What is being asked: Leave out the pictures and set down exactly the lines from the start of the listing through the one with "const lowerLimit = 13.86;", both included.

Record list:

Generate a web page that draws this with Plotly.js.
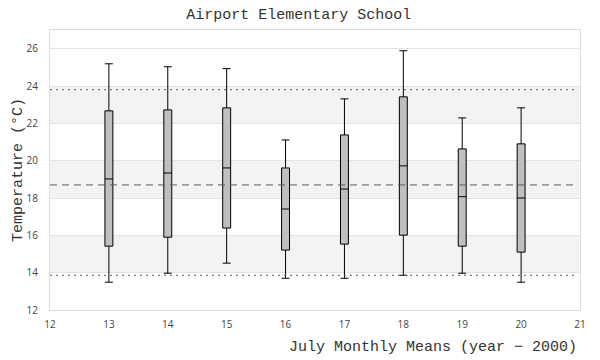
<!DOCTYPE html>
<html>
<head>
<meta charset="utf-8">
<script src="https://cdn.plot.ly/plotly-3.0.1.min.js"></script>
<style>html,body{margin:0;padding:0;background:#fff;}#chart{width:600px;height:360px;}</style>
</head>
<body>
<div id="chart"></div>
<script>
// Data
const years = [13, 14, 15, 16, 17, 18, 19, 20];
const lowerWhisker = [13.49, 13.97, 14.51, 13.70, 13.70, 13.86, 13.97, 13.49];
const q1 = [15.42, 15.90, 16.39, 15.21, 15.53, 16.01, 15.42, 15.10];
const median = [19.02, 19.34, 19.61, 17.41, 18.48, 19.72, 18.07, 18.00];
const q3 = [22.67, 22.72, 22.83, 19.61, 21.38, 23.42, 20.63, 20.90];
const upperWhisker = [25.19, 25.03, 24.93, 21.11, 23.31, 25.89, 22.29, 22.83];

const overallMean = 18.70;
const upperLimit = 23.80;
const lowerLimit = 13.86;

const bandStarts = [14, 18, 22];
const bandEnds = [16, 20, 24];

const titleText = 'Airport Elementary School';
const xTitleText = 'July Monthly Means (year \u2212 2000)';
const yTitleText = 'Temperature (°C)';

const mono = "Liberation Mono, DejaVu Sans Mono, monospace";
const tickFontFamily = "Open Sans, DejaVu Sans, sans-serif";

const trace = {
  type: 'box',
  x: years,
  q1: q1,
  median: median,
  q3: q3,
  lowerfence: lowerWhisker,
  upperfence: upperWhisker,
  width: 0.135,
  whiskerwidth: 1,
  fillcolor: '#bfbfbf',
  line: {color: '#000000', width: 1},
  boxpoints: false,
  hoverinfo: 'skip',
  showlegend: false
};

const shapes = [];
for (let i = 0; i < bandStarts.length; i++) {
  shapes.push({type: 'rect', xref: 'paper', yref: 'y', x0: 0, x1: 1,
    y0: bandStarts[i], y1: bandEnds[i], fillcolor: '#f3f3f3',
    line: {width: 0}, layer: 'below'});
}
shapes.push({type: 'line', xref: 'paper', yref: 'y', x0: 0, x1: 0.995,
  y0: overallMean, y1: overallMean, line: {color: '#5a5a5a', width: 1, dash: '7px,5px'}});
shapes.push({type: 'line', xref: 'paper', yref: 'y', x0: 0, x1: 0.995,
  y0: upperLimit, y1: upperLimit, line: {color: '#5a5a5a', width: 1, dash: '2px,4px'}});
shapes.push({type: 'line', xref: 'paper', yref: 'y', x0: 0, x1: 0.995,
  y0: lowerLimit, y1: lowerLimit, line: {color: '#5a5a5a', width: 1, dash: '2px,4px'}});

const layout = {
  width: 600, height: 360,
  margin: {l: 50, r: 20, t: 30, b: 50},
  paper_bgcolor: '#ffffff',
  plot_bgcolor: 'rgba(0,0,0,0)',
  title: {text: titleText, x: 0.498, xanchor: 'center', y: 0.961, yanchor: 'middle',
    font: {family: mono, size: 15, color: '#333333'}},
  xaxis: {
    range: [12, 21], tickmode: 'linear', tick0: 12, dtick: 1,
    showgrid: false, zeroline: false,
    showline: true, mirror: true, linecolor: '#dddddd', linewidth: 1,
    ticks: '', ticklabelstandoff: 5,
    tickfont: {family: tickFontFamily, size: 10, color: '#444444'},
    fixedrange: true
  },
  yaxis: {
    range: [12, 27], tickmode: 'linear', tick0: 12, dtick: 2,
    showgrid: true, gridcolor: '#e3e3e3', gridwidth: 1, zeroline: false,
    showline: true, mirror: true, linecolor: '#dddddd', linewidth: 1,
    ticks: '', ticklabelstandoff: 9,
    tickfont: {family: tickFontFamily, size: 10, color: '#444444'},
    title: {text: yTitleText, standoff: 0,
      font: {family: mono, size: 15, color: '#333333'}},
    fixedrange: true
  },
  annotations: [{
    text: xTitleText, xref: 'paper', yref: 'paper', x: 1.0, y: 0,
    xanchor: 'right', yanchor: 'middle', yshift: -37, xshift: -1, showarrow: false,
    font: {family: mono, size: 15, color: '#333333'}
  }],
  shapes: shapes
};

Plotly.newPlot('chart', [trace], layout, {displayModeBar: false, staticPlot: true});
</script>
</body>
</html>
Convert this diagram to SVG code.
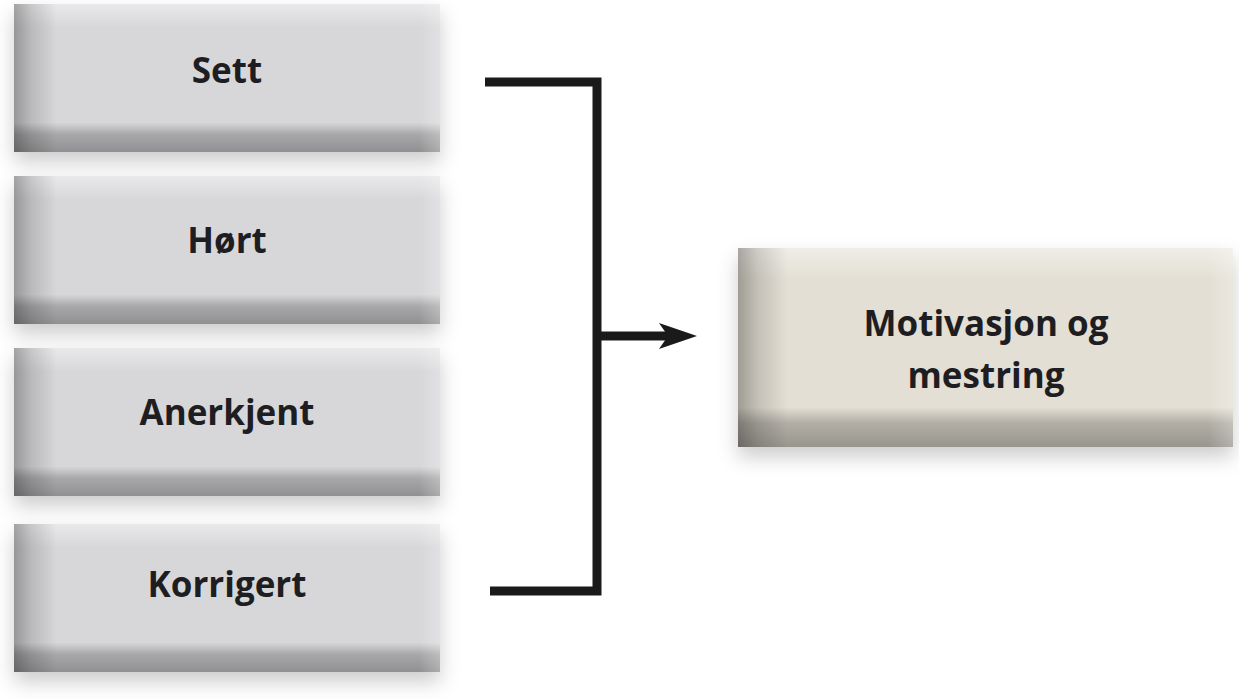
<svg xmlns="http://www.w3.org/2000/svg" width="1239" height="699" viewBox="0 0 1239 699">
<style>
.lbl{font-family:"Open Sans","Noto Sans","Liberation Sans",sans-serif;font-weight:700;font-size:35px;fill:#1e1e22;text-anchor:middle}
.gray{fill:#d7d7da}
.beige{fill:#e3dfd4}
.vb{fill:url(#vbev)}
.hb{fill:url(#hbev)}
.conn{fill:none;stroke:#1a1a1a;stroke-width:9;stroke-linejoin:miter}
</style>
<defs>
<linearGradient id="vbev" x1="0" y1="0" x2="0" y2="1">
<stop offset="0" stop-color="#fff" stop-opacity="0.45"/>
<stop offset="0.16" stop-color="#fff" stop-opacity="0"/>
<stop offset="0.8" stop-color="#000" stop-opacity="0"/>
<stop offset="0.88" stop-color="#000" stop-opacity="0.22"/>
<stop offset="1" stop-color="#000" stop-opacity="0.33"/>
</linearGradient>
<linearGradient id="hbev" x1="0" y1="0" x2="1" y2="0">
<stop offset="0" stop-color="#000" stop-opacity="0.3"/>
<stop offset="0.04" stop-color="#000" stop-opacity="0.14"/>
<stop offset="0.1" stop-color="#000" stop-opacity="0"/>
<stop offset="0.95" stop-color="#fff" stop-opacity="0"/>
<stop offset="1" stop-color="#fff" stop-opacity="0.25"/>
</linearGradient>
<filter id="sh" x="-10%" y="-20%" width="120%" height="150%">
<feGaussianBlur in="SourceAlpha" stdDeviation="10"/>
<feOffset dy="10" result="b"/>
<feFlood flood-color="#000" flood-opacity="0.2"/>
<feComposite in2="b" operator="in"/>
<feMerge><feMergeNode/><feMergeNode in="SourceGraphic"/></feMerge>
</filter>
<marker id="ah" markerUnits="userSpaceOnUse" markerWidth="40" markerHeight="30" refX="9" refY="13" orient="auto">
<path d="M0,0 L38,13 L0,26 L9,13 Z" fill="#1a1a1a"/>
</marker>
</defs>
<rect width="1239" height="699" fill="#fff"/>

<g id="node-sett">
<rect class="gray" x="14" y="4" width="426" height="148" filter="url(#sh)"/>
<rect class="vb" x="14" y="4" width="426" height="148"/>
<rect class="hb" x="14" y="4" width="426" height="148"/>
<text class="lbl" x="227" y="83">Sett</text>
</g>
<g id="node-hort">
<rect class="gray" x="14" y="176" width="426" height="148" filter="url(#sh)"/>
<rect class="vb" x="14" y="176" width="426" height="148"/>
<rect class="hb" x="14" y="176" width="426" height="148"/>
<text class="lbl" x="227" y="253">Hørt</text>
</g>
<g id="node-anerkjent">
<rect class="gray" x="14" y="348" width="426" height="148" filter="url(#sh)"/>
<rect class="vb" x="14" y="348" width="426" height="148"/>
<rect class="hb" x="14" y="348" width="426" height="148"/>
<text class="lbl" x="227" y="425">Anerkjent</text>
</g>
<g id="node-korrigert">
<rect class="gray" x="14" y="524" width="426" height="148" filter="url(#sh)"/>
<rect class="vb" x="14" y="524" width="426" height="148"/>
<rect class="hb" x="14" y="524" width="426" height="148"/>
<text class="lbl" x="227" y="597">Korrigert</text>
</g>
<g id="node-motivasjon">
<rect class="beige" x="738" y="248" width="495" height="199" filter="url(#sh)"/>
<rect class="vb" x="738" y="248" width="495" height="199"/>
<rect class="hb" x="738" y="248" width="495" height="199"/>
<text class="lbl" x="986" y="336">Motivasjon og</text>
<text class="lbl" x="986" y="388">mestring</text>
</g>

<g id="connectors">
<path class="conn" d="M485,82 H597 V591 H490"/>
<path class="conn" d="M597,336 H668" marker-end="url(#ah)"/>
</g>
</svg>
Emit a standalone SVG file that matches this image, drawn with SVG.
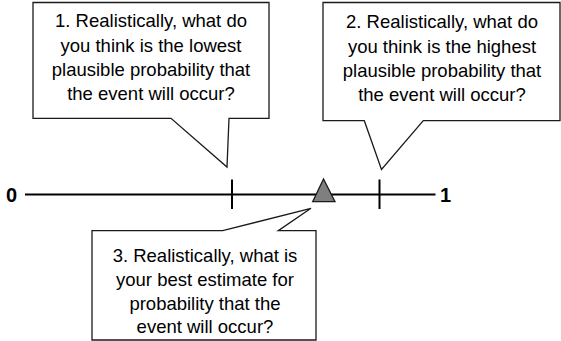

Response to the task:
Generate a web page that draws this with Plotly.js.
<!DOCTYPE html>
<html>
<head>
<meta charset="utf-8">
<script src="https://cdn.plot.ly/plotly-3.0.1.min.js"></script>
<style>html,body{margin:0;padding:0;background:#fff;}#chart{width:600px;height:360px;}</style>
</head>
<body>
<div id="chart"></div>
<script>
// Data
const years = [13, 14, 15, 16, 17, 18, 19, 20];
const lowerWhisker = [13.49, 13.97, 14.51, 13.70, 13.70, 13.86, 13.97, 13.49];
const q1 = [15.42, 15.90, 16.39, 15.21, 15.53, 16.01, 15.42, 15.10];
const median = [19.02, 19.34, 19.61, 17.41, 18.48, 19.72, 18.07, 18.00];
const q3 = [22.67, 22.72, 22.83, 19.61, 21.38, 23.42, 20.63, 20.90];
const upperWhisker = [25.19, 25.03, 24.93, 21.11, 23.31, 25.89, 22.29, 22.83];

const overallMean = 18.70;
const upperLimit = 23.80;
const lowerLimit = 13.86;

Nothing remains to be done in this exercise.